On parle d'un salaire de 600 000 euros annuels pour Nallet, 1,2 millions d'euros pour Chabal...
C'est complètement faux! Le bruit a couru que Carter touche l'équivalent de un million d'euros à Perpignan. Donc, pour le scoop, il fallait annoncer plus pour Chabal. Ces spéculations sont malsaines. On est entré dans les dérives du football. Mais le rugby n'a pas l'économie du foot. Il souffre et va souffrir encore plus avec la crise. C'est pour cela que le projet du Racing tourne autour d'un stade couvert de 30 000 places, 40 000 en configuration spectacle, avec un business-plan sur 250 jours d'animation.
Vous véhiculez l'image du nouveau riche...

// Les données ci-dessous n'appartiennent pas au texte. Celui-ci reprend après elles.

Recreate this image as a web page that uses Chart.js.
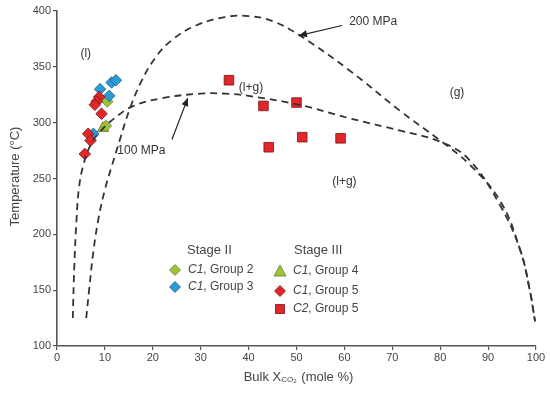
<!DOCTYPE html>
<html><head><meta charset="utf-8">
<script src="https://cdn.jsdelivr.net/npm/chart.js@4.4.0/dist/chart.umd.min.js"></script>
<style>html,body{margin:0;padding:0;background:#fff}#wrap{width:550px;height:394px}</style>
</head><body><div id="wrap"><canvas id="c" width="550" height="394"></canvas></div>
<script>
// Data (x = bulk XCO2 mole %, y = temperature °C)
const xTicks = [0,10,20,30,40,50,60,70,80,90,100];
const yTicks = [100,150,200,250,300,350,400];
const group2 = [{x:10.5,y:319},{x:10.2,y:297}];
const group3 = [{x:11.4,y:336},{x:12.3,y:338},{x:9.0,y:330},{x:10.9,y:324},{x:7.6,y:290}];
const group4 = [{x:9.6,y:295}];
const group5C1 = [{x:8.8,y:323},{x:8.3,y:319},{x:7.9,y:316},{x:9.3,y:308},{x:6.5,y:290},{x:7.0,y:284},{x:5.8,y:272}];
const group5C2 = [{x:35.9,y:338},{x:43.1,y:315},{x:50.0,y:318},{x:44.2,y:278},{x:51.2,y:287},{x:59.2,y:286}];
const iso100 = [{x:3.3,y:125},{x:3.6,y:170},{x:4.1,y:215},{x:4.6,y:242},{x:5.5,y:262},{x:7,y:280},{x:9,y:292},{x:12,y:304},{x:16,y:315},{x:22,y:322},{x:30,y:326},{x:35,y:326},{x:40,y:324},{x:50.5,y:316},{x:61,y:304},{x:71.5,y:293},{x:80,y:283},{x:86,y:267},{x:92.5,y:226},{x:96.7,y:186},{x:98.7,y:150},{x:99.8,y:122}];
const iso200 = [{x:6.1,y:125},{x:6.7,y:150},{x:7.6,y:185},{x:8.7,y:215},{x:10,y:240},{x:11.5,y:262},{x:13,y:283},{x:15,y:310},{x:17.5,y:336},{x:20.5,y:358},{x:24,y:374},{x:29,y:387},{x:35,y:394.5},{x:40,y:395.5},{x:45,y:391},{x:50.7,y:378},{x:61,y:347},{x:71.5,y:311},{x:80,y:284},{x:86,y:263},{x:92.5,y:230},{x:96.7,y:186},{x:98.7,y:150},{x:99.8,y:122}];

const GREEN='#9cc23a', BLUE='#2c9ad6', RED='#e2272b';
const dashStyle = {showLine:true,pointRadius:0,borderColor:'#333',borderWidth:1.8,borderDash:[7,5],tension:0.4,fill:false};

const overlay = {
  id:'overlay',
  afterDraw(chart){
    const ctx=chart.ctx, xs=chart.scales.x, ys=chart.scales.y;
    const X=v=>xs.getPixelForValue(v), Y=v=>ys.getPixelForValue(v);
    ctx.save();
    ctx.fillStyle='#333';
    ctx.font='12px "Liberation Sans", Arial, sans-serif';
    ctx.textAlign='center'; ctx.textBaseline='middle';
    ctx.fillText('(l)',X(6),Y(362));
    ctx.fillText('(l+g)',X(40.5),Y(331));
    ctx.fillText('(g)',X(83.5),Y(327));
    ctx.fillText('(l+g)',X(60),Y(247));
    ctx.textAlign='left';
    ctx.fillText('200 MPa',X(61),Y(390));
    ctx.fillText('100 MPa',X(12.6),Y(275));
    // arrows
    function arrow(x1,y1,x2,y2){
      ctx.strokeStyle='#222'; ctx.fillStyle='#222'; ctx.lineWidth=1.2;
      ctx.beginPath(); ctx.moveTo(x1,y1); ctx.lineTo(x2,y2); ctx.stroke();
      const a=Math.atan2(y2-y1,x2-x1), L=8, w=3.5;
      ctx.beginPath(); ctx.moveTo(x2,y2);
      ctx.lineTo(x2-L*Math.cos(a)+w*Math.sin(a), y2-L*Math.sin(a)-w*Math.cos(a));
      ctx.lineTo(x2-L*Math.cos(a)-w*Math.sin(a), y2-L*Math.sin(a)+w*Math.cos(a));
      ctx.closePath(); ctx.fill();
    }
    arrow(X(59.5),Y(387),X(50.5),Y(378));
    arrow(X(24),Y(285),X(27.3),Y(322));
    // axis titles
    ctx.fillStyle='#444';
    ctx.textBaseline='alphabetic';
    const cx=(xs.left+xs.right)/2, ty=381;
    const p1='Bulk X', p2='CO', p3=' (mole %)';
    const f1='13px "Liberation Sans", Arial, sans-serif', f2='8px "Liberation Sans", Arial, sans-serif';
    ctx.font=f1; const w1=ctx.measureText(p1).width, w3=ctx.measureText(p3).width;
    ctx.font=f2; const w2=ctx.measureText(p2).width, w2b=ctx.measureText('2').width;
    let sx=cx-(w1+w2+w2b+w3)/2+2;
    ctx.textAlign='left';
    ctx.font=f1; ctx.fillText(p1,sx,ty); sx+=w1;
    ctx.font=f2; ctx.fillText(p2,sx,ty+1); sx+=w2;
    ctx.font='6px "Liberation Sans", Arial, sans-serif'; ctx.fillText('2',sx,ty+2); sx+=w2b;
    ctx.font=f1; ctx.fillText(p3,sx,ty);
    ctx.save();
    ctx.translate(19,(ys.top+ys.bottom)/2-2); ctx.rotate(-Math.PI/2);
    ctx.textAlign='center'; ctx.font=f1;
    ctx.fillText('Temperature (°C)',0,0);
    ctx.restore();
    // legend
    ctx.font='13px "Liberation Sans", Arial, sans-serif';
    ctx.fillStyle='#444'; ctx.textAlign='left'; ctx.textBaseline='middle';
    ctx.fillText('Stage II',187,250);
    ctx.fillText('Stage III',294,250);
    function marker(type,x,y,fill,stroke){
      ctx.fillStyle=fill; ctx.strokeStyle=stroke; ctx.lineWidth=0.8;
      ctx.beginPath();
      if(type==='d'){ctx.moveTo(x-5.5,y);ctx.lineTo(x,y-5.5);ctx.lineTo(x+5.5,y);ctx.lineTo(x,y+5.5);}
      else if(type==='t'){ctx.moveTo(x,y-6);ctx.lineTo(x+6,y+5);ctx.lineTo(x-6,y+5);}
      else {ctx.rect(x-4.5,y-4.5,9,9);}
      ctx.closePath(); ctx.fill(); ctx.stroke();
    }
    function item(type,x,y,fill,stroke,c,rest){
      marker(type,x,y,fill,stroke);
      ctx.fillStyle='#444';
      ctx.font='italic 12px "Liberation Sans", Arial, sans-serif';
      ctx.fillText(c,x+13,y);
      const w=ctx.measureText(c).width;
      ctx.font='12px "Liberation Sans", Arial, sans-serif';
      ctx.fillText(rest,x+13+w,y);
    }
    item('d',175,270,GREEN,'#6a7f2a','C1',', Group 2');
    item('d',175,287,BLUE,'#1d5f86','C1',', Group 3');
    item('t',280,271,GREEN,'#6a7f2a','C1',', Group 4');
    item('d',280,291,RED,'#7a1416','C1',', Group 5');
    item('s',280,309,RED,'#7a1416','C2',', Group 5');
    ctx.restore();
  }
};

new Chart(document.getElementById('c'),{
  type:'scatter',
  data:{datasets:[
    Object.assign({label:'100 MPa',data:iso100},dashStyle),
    Object.assign({label:'200 MPa',data:iso200},dashStyle),
    {label:'C1, Group 5',data:group5C1,pointStyle:'rectRot',pointRadius:5.8,backgroundColor:RED,borderColor:'#7a1416',borderWidth:0.8},
    {label:'C1, Group 3',data:group3,pointStyle:'rectRot',pointRadius:5.8,backgroundColor:BLUE,borderColor:'#1d5f86',borderWidth:0.8},
    {label:'C1, Group 2',data:group2,pointStyle:'rectRot',pointRadius:5.8,backgroundColor:GREEN,borderColor:'#6a7f2a',borderWidth:0.8},
    {label:'C1, Group 4',data:group4,pointStyle:'triangle',pointRadius:6.5,backgroundColor:GREEN,borderColor:'#6a7f2a',borderWidth:0.8},
    {label:'C2, Group 5',data:group5C2,pointStyle:'rect',pointRadius:6.8,backgroundColor:RED,borderColor:'#7a1416',borderWidth:0.8}
  ]},
  options:{
    responsive:false,animation:false,
    layout:{padding:{left:0,right:14,top:11,bottom:0}},
    plugins:{legend:{display:false},tooltip:{enabled:false}},
    scales:{
      x:{type:'linear',min:0,max:100,
        afterBuildTicks(s){s.ticks=xTicks.map(v=>({value:v}));},
        afterFit(s){s.height=48;},
        grid:{drawOnChartArea:false,tickLength:4,color:'#555',lineWidth:1.2},
        border:{color:'#555',width:1.6},
        ticks:{color:'#444',font:{size:11,family:'"Liberation Sans", Arial, sans-serif'},padding:1,maxRotation:0}},
      y:{type:'linear',min:100,max:400,
        afterBuildTicks(s){s.ticks=yTicks.map(v=>({value:v}));},
        afterFit(s){s.width=57;},
        grid:{drawOnChartArea:false,tickLength:4,color:'#555',lineWidth:1.2},
        border:{color:'#555',width:1.6},
        ticks:{color:'#444',font:{size:11,family:'"Liberation Sans", Arial, sans-serif'},padding:2}}
    }
  },
  plugins:[overlay]
});
</script></body></html>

On pointe du doigt ceux qui visent le plus haut niveau et l'assument. Pas mal de clubs sont en difficulté financière, comme Albi, Montauban... Nous, on joue la transparence: notre budget, si on monte, sera d'environ 14,5 ou 15 millions d'euros, loin de ceux du Stade Français (19,2 millions d'euros cette saison) ou de Toulouse (23,8 millions d'euros). La star, c'est le Racing. Et ce n'est pas la danseuse de Jacky Lorenzetti. Quand, à Aurillac, on aligne quatre joueurs issus de notre centre de formation, personne n'en parle.
Le pouvoir d'attraction de Chabal justifie-t-il de le payer le double de Nallet?
Les prix du marché, ce n'est pas nous qui les imposons. Mais ça peut s'expliquer ainsi, évidemment. Moi, je ne gérerai que le joueur de rugby. Tant qu'il respectera le cadre collectif, tant qu'il travaillera, il pourra assumer son exposition médiatique.
Au fait, à quel poste vous intéresse-t-il? Pas troisième-ligne aile, n'est-ce pas...
S'il vient, la première question que je lui poserai, c'est: "A quel poste as-tu envie de jouer?" Lui aura besoin de savoir dans quel cadre il évoluera. A partir de ces deux réponses, on fera notre choix.